There was E.T., Blade Runner, Tron, Stark Trek II: The Wrath of Khan, John Carpenter’s The Thing, Poltergeist, Conan The Barbarian, and more. It was a hell of a summer for me, because if I wasn’t playing video games, I was at the movies, having the time of my life.
Now that 1982 is thirty years behind us, you’d think there’d be a look back at this magical time in movies.
And yes, there is going to be a 1982 film festival coming this summer, with the best of ’82 shown in 35mm, which will be an increasing rarity in the future when film becomes obsolete.
Perhaps not unsurprisingly, the movies will be screened on the original weekends they first opened in theaters.
This festival will kick off at the Alamo Drafthouse in Texas, and there will be eight films on the schedule: Conan, Road Warrior, Rocky III, Poltergeist, Trek II, E.T., The Thing, and Tron.
According to the Hollywood Reporter, The Alamo Drafthouse is also working with director Ridley Scott to get a film print of Blade Runner, "which is a notoriously difficult film to screen." Apparently, film festivals are now coming back in fine style in that we’re also going to have an Apes marathon at the Drafthouse in May, and there will also be the Marvel movie marathons that will run before The Avengers finally hits the screen.
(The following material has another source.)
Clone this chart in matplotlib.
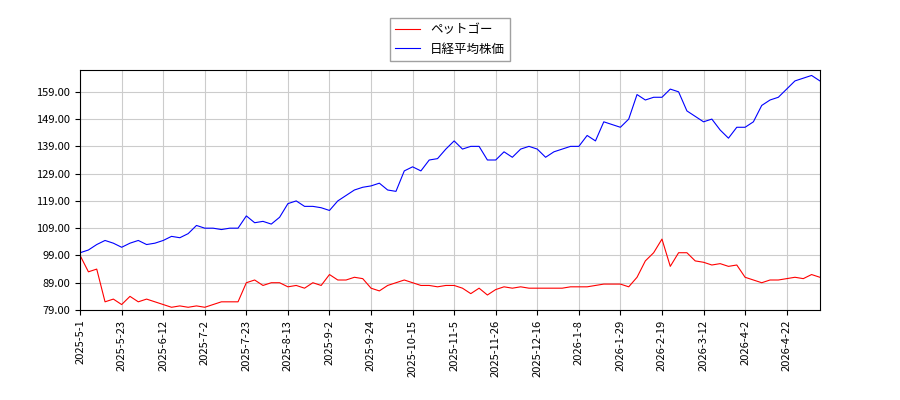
import numpy as np
import matplotlib.pyplot as plt

plt.rcParams['font.family'] = ['Noto Sans CJK JP', 'DejaVu Sans']

# values sampled every 3 trading days
nikkei = [100, 101, 103, 104.5, 103.5, 102, 103.5, 104.5, 103, 103.5,
          104.5, 106, 105.5, 107, 110, 109, 109, 108.5, 109, 109,
          113.5, 111, 111.5, 110.5, 113, 118, 119, 117, 117, 116.5,
          115.5, 119, 121, 123, 124, 124.5, 125.5, 123, 122.5, 130,
          131.5, 130, 134, 134.5, 138, 141, 138, 139, 139, 134,
          134, 137, 135, 138, 139, 138, 135, 137, 138, 139,
          139, 143, 141, 148, 147, 146, 149, 158, 156, 157,
          157, 160, 159, 152, 150, 148, 149, 145, 142, 146,
          146, 148, 154, 156, 157, 160, 163, 164, 165, 163]
pet = [99, 93, 94, 82, 83, 81, 84, 82, 83, 82,
       81, 80, 80.5, 80, 80.5, 80, 81, 82, 82, 82,
       89, 90, 88, 89, 89, 87.5, 88, 87, 89, 88,
       92, 90, 90, 91, 90.5, 87, 86, 88, 89, 90,
       89, 88, 88, 87.5, 88, 88, 87, 85, 87, 84.5,
       86.5, 87.5, 87, 87.5, 87, 87, 87, 87, 87, 87.5,
       87.5, 87.5, 88, 88.5, 88.5, 88.5, 87.5, 91, 97, 100,
       105, 95, 100, 100, 97, 96.5, 95.5, 96, 95, 95.5,
       91, 90, 89, 90, 90, 90.5, 91, 90.5, 92, 91]
tick_labels = ['2025-5-1', '2025-5-23', '2025-6-12', '2025-7-2', '2025-7-23',
               '2025-8-13', '2025-9-2', '2025-9-24', '2025-10-15', '2025-11-5',
               '2025-11-26', '2025-12-16', '2026-1-8', '2026-1-29', '2026-2-19',
               '2026-3-12', '2026-4-2', '2026-4-22']

x = np.arange(len(nikkei)) * 3

fig = plt.figure(figsize=(9, 4), dpi=100)
ax = fig.add_axes([0.089, 0.225, 0.822, 0.6])
ax.plot(x, pet, color='red', linewidth=0.8, label='ペットゴー')
ax.plot(x, nikkei, color='blue', linewidth=0.8, label='日経平均株価')

ax.set_xlim(0, x[-1])
ax.set_ylim(79, 167)
ax.set_yticks(np.arange(79, 160, 10))
ax.set_yticklabels([f'{v:.2f}' for v in np.arange(79, 160, 10)], fontsize=8)
ax.set_xticks(np.arange(len(tick_labels)) * 15)
ax.set_xticklabels(tick_labels, rotation=90, fontsize=8)
ax.grid(True, color='#cccccc')
fig.legend(loc='upper center', bbox_to_anchor=(0.5, 0.97), fontsize=9,
           fancybox=False, edgecolor='#888888')

plt.savefig('out.png', dpi=100)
Of course, the Apes and 1982 fests won’t be touring the country, but it would sure be cool if they did, right?
It would also be interesting to see how these movies would do today if they were re-released live, and what today’s audiences would think of them. Back in the day, flicks like Tron, Trek II, The Road Warrior and The Thing completely blew me away, and quite a few of these ’82 classics hold up pretty well today, at least IMHO.
Not to mention I’d love to see some nationwide screenings of these flicks spearheaded by the filmmakers themselves, which would not only be a feast for geeks all over the country, but would also take some kids today to school about what blockbusters were really all about. Don’t forget, 1982 was the biggest summer at the box office for movies in history up to that point, in no small thanks to the money making juggernaut of E.T.